How does archaeology compare to the Bible? The archaeological evidence that supports the Bible is so extensive, there doesn’t seem to be a complete list because the list would be too long. I’ve tried finding one. I’ve even asked around. And that’s the answer I’ve gotten. Wikipedia has an extensive list but it’s not complete. J. Warner Wallace has compiled a brief sampling, and Peter S. Williams has a brief sampling as well (shared via Wintery Knight). I’ve written about archaeological evidence for Abraham, the Exodus, and King David. J. Steve Lee has compiled a list of 53 people confirmed in the Old Testament.
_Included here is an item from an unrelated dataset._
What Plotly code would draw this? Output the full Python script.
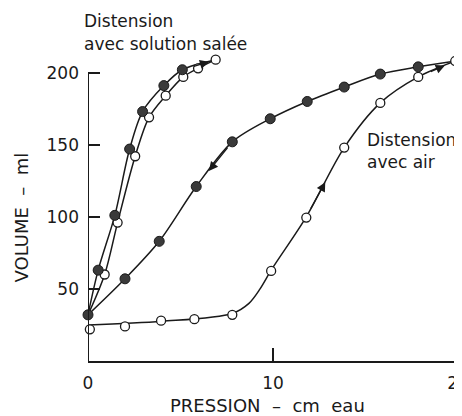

To get more detailed, Erik Manning has a list of 84 ways archaeology has helped confirm the last 16 chapters of Acts (that’s an average of 5 confirmations a chapter!).

Josh McDowell points out:

Thanks to archeological finds, most of the ancient cities mentioned in the book of Acts have been identified. The journeys of Paul can now be accurately traced as a result of these finds. In all, Luke names 32 countries, 54 cities, and nine islands without error!


Concerning Luke’s ability as a historian, Sir William Mitchell Ramsey, one of the greatest archeologists to have ever lived, said, after 30 years of study, that, “Luke is a historian of the first rank; not merely are his statements of fact trustworthy…this author should be placed along with the greatest of historians.”

So the Bible is rich in archaeological confirmation, while all the evidence is against the Book of Mormon. There doesn’t appear to be any historical truth to the Book of Mormon. If it makes claims about history but the history is against it, then it fails a truth test. One cannot even make a minimal facts argument for it. (It also fails verification by science and philosophy.)

As an atheist, when J. Warner Wallace started investigating the evidence for Christianity, he also investigated the evidence for Mormonism. Evidence is what let him to accept Christianity but reject Mormonism. He provides a handy 6 step guide to investigating the evidence for Mormonism.